Picked up a copy of Teen Titans: The Judas Contract, DC’s latest direct-to-video animated feature. I have fond memories of watching the 2003 Titans series on Cartoon Network with my brother, so I’d hoped sharing this new interpretation with him would, at the very least, be a nice nostalgia trip. Sadly, this adaptation of Marv Wolfman’s classic comic book storyline collapses under its own weight.
The movie isn’t entirely without merit, especially for longtime fans of the source material. Compelling characterization has been this property’s greatest strength since the 1980s, and to their credit, the filmmakers attempt to give each team member a distinct arc. Starfire, for example, questions her role as the group’s leader when her comrades begin turning to the more experienced Nightwing for guidance. Blue Beetle, meanwhile, struggles to enjoy a somewhat normal life despite sharing his body and mind with a bloodthirsty alien war machine. Unfortunately, whereas writers like Wolfman and David Slack (story editor on the ‘03 series) always tied such internal and interpersonal conflicts into the larger narrative, the creators behind Judas Contract never weave their disparate plot threads into a cohesive whole, resulting in a lack of meaningful resolution. Even the titular traitor’s sense of guilt over her role in the Titans’ impending downfall emerges far too late to pack any real emotional punch.
As if it wasn’t cluttered enough, Judas Contract wastes even more of its precious 85-minute running time (remember, the original story spanned approximately twenty issues) on gratuitous cameos and obligatory callbacks to Son of Batman and Justice League vs. Teen Titans, the previous entires in DC’s loose straight-to-video canon.
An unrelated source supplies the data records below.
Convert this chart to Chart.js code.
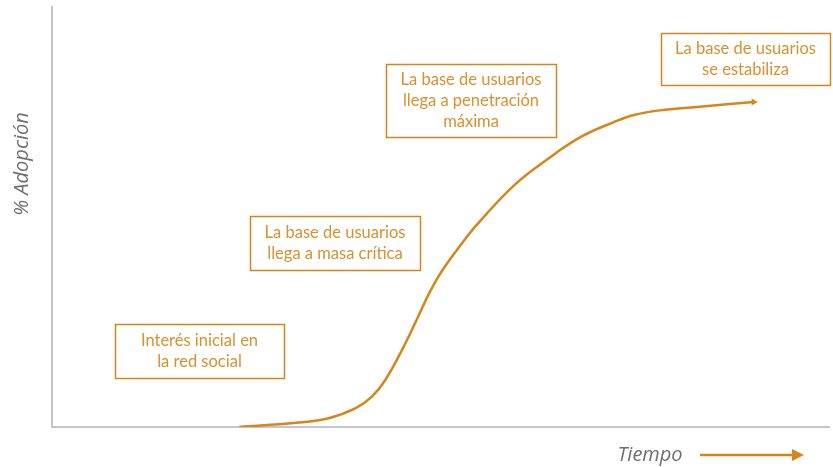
<!DOCTYPE html>
<html>
<head>
<meta charset="utf-8">
<script src="https://cdn.jsdelivr.net/npm/chart.js@4"></script>
<style>
  html, body { margin: 0; padding: 0; background: #fff; }
  #wrap { width: 833px; height: 467px; position: relative; }
</style>
</head>
<body>
<div id="wrap"><canvas id="adopcion"></canvas></div>
<script>
// tiempo (0-100) y % de adopción
const tiempo = [24.1, 31.4, 35.6, 39.1, 41.1, 42.9, 45.5, 47.1, 48.7, 50.2, 52.3, 54.6, 59.5, 63.8, 68.0, 72.3, 74.9, 78.7, 83.0, 87.2, 90.3];
const adopcion = [0, 1.0, 2.1, 4.5, 7.1, 11.2, 20.0, 26.2, 32.4, 37.2, 42.6, 48.0, 57.6, 63.8, 69.0, 72.6, 74.3, 75.5, 76.2, 76.9, 77.4];

const etapas = [
  ["Interés inicial en", "la red social"],
  ["La base de usuarios", "llega a masa crítica"],
  ["La base de usuarios", "llega a penetración", "máxima"],
  ["La base de usuarios", "se estabiliza"],
];
// cajas en pixeles: x, y, ancho, alto
const cajas = [
  [115, 324, 169, 54],
  [250, 216, 170, 54],
  [386, 64, 170, 73],
  [661, 33, 169, 52],
];

const naranja = "#D4861C";
const gris = "#C4C4CC";

const puntos = tiempo.map((t, i) => ({ x: t, y: adopcion[i] }));

const anotaciones = {
  id: "anotaciones",
  afterDraw(chart) {
    const ctx = chart.ctx;
    ctx.save();
    // cajas con texto
    ctx.font = "16.5px Lato";
    ctx.textAlign = "center";
    ctx.textBaseline = "middle";
    cajas.forEach((c, i) => {
      ctx.strokeStyle = naranja;
      ctx.lineWidth = 1.5;
      ctx.strokeRect(c[0] + 0.5, c[1] + 0.5, c[2], c[3]);
      ctx.fillStyle = "#D9902F";
      const lineas = etapas[i];
      const h = 21;
      const y0 = c[1] + c[3] / 2 - ((lineas.length - 1) * h) / 2;
      lineas.forEach((l, j) => ctx.fillText(l, c[0] + c[2] / 2, y0 + j * h));
    });

    // títulos de ejes
    ctx.fillStyle = "#6E6E6E";
    ctx.font = "italic 20px 'Open Sans'";
    ctx.save();
    ctx.translate(22, 164);
    ctx.rotate(-Math.PI / 2);
    ctx.fillText("% Adopción", 0, 0);
    ctx.restore();
    ctx.fillText("Tiempo", 650, 455);

    // flecha de tiempo
    ctx.strokeStyle = naranja;
    ctx.lineWidth = 2.5;
    ctx.beginPath();
    ctx.moveTo(700, 455);
    ctx.lineTo(795, 455);
    ctx.stroke();
    ctx.fillStyle = naranja;
    ctx.beginPath();
    ctx.moveTo(804, 455);
    ctx.lineTo(792, 449);
    ctx.lineTo(792, 461);
    ctx.closePath();
    ctx.fill();
    ctx.restore();
  },
};

new Chart(document.getElementById("adopcion"), {
  type: "line",
  data: {
    datasets: [
      {
        data: puntos,
        borderColor: naranja,
        backgroundColor: naranja,
        borderWidth: 2.5,
        tension: 0.4,
        pointRadius: (c) => (c.dataIndex === puntos.length - 1 ? 4 : 0),
        pointStyle: "triangle",
        rotation: 90,
        pointBorderWidth: 0,
      },
    ],
  },
  options: {
    responsive: true,
    maintainAspectRatio: false,
    animation: false,
    layout: { padding: { left: 52, top: 7, bottom: 40, right: 0 } },
    plugins: { legend: { display: false }, tooltip: { enabled: false } },
    scales: {
      x: {
        type: "linear",
        min: 0,
        max: 100,
        grid: { display: false },
        ticks: { display: false },
        border: { color: gris, width: 2 },
        afterFit: (s) => { s.height = 0; s.paddingLeft = 0; s.paddingRight = 0; },
      },
      y: {
        min: 0,
        max: 100,
        grid: { display: false },
        ticks: { display: false },
        border: { color: gris, width: 2 },
        afterFit: (s) => { s.width = 0; s.paddingTop = 0; s.paddingBottom = 0; },
      },
    },
  },
  plugins: [anotaciones],
});
</script>
</body>
</html>
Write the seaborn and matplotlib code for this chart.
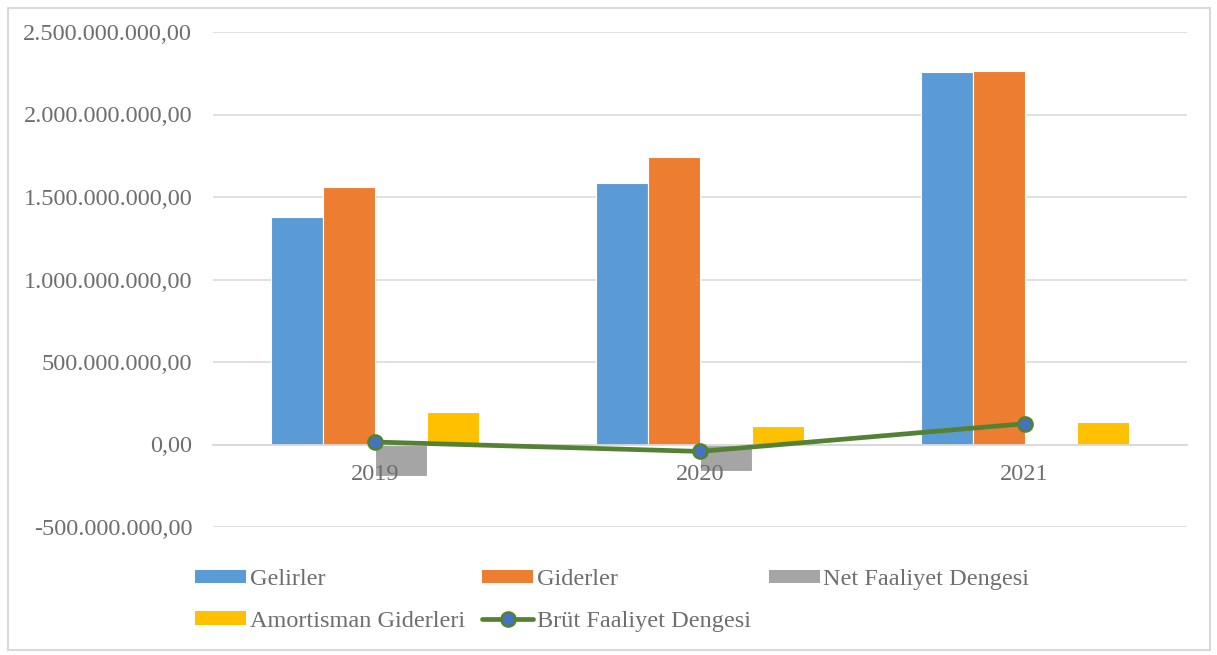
import numpy as np
import pandas as pd
import matplotlib
matplotlib.use("Agg")
import matplotlib.pyplot as plt
import seaborn as sns
from matplotlib.patches import Patch, Rectangle
from matplotlib.lines import Line2D
from matplotlib.ticker import FuncFormatter, MultipleLocator

# values (TL)
years = ["2019", "2020", "2021"]
gelirler = [1377e6, 1584e6, 2257e6]
giderler = [1559e6, 1742e6, 2263e6]
net_faaliyet = [-188e6, -158e6, -6e6]
amortisman = [200e6, 115e6, 134e6]
brut_faaliyet = [15e6, -42e6, 126e6]

bar_series = ["Gelirler", "Giderler", "Net Faaliyet Dengesi", "Amortisman Giderleri"]
bar_colors = ["#5b9bd5", "#ed7d31", "#a5a5a5", "#ffc000"]
line_name = "Brüt Faaliyet Dengesi"

df = pd.DataFrame({
    "year": years * 4,
    "series": np.repeat(bar_series, len(years)),
    "value": gelirler + giderler + net_faaliyet + amortisman,
})

sns.set_style("white")
plt.rcParams['font.family'] = ['Liberation Serif', 'DejaVu Serif']
text_color = "#6e6e6e"
fs = 17.5

fig = plt.figure(figsize=(12.17, 6.55), dpi=100)
ax = fig.add_axes([213 / 1217, 1 - 527 / 655, 974 / 1217, 495 / 655])

sns.barplot(data=df, x="year", y="value", hue="series", hue_order=bar_series,
            palette=bar_colors, width=0.64, edgecolor="white", linewidth=0.8,
            saturation=1, ax=ax, legend=False)

ax.plot(range(len(years)), brut_faaliyet, color="#548235", linewidth=3.4,
        marker="o", markersize=10, markerfacecolor="#4472c4",
        markeredgecolor="#548235", markeredgewidth=2, zorder=5)

ax.set_xlim(-0.5, len(years) - 0.5)
ax.set_ylim(-500e6, 2500e6)
ax.yaxis.set_major_locator(MultipleLocator(500e6))

def tr_format(v, pos):
    s = f"{v:,.2f}"
    return s.replace(",", "X").replace(".", ",").replace("X", ".")

ax.yaxis.set_major_formatter(FuncFormatter(tr_format))
ax.grid(axis="y", color="#d9d9d9", linewidth=1.1)
ax.set_axisbelow(True)
ax.xaxis.set_zorder(10)  # year labels sit over the negative bars
for side in ["top", "right", "left"]:
    ax.spines[side].set_visible(False)
ax.spines["bottom"].set_position(("data", 0))
ax.spines["bottom"].set_color("#d9d9d9")
ax.spines["bottom"].set_linewidth(1.3)
ax.spines["bottom"].set_zorder(1)
ax.tick_params(axis="x", length=0, pad=14, labelsize=fs, labelcolor=text_color)
ax.tick_params(axis="y", length=0, pad=15, labelsize=fs, labelcolor=text_color)
ax.set_xlabel("")
ax.set_ylabel("")

handles = [Patch(facecolor=c, edgecolor="none") for c in bar_colors]
handles.insert(4, Line2D([], [], color="#548235", linewidth=3.4, marker="o",
                         markersize=10, markerfacecolor="#4472c4",
                         markeredgecolor="#548235", markeredgewidth=2))
labels = bar_series + [line_name]
# order so that ncol=3 fills rows like the original
order = [0, 3, 1, 4, 2]
leg = fig.legend([handles[i] for i in order], [labels[i] for i in order],
                 ncol=3, loc="upper left", bbox_to_anchor=(195 / 1217, 1 - 569 / 655),
                 frameon=False, fontsize=fs, handlelength=2.1, handleheight=0.45,
                 handletextpad=0.15, columnspacing=0.72, labelspacing=0.85,
                 borderpad=0, borderaxespad=0, numpoints=1)
for t in leg.get_texts():
    t.set_color(text_color)

fig.patches.append(Rectangle((8 / 1217, 5 / 655), 1202 / 1217, 642 / 655,
                             transform=fig.transFigure, fill=False,
                             edgecolor="#d9d9d9", linewidth=1.5))

fig.savefig("out.png", dpi=100)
The end product is very much like the company’s recent live-action efforts: occasionally enjoyable to true aficionados and elevated by a handful of solid performances (Christina Ricci as the conflicted Terra, the late Miguel Ferrer as the nefarious Deathstroke), but ultimately too overstuffed to be fully satisfying. With a tighter focus, it could have been a decent self-contained film; as it stands, it feels like another cog in a soulless machine built to sell T-shirts and set up sequels.
God help me, I’ll probably buy those, too.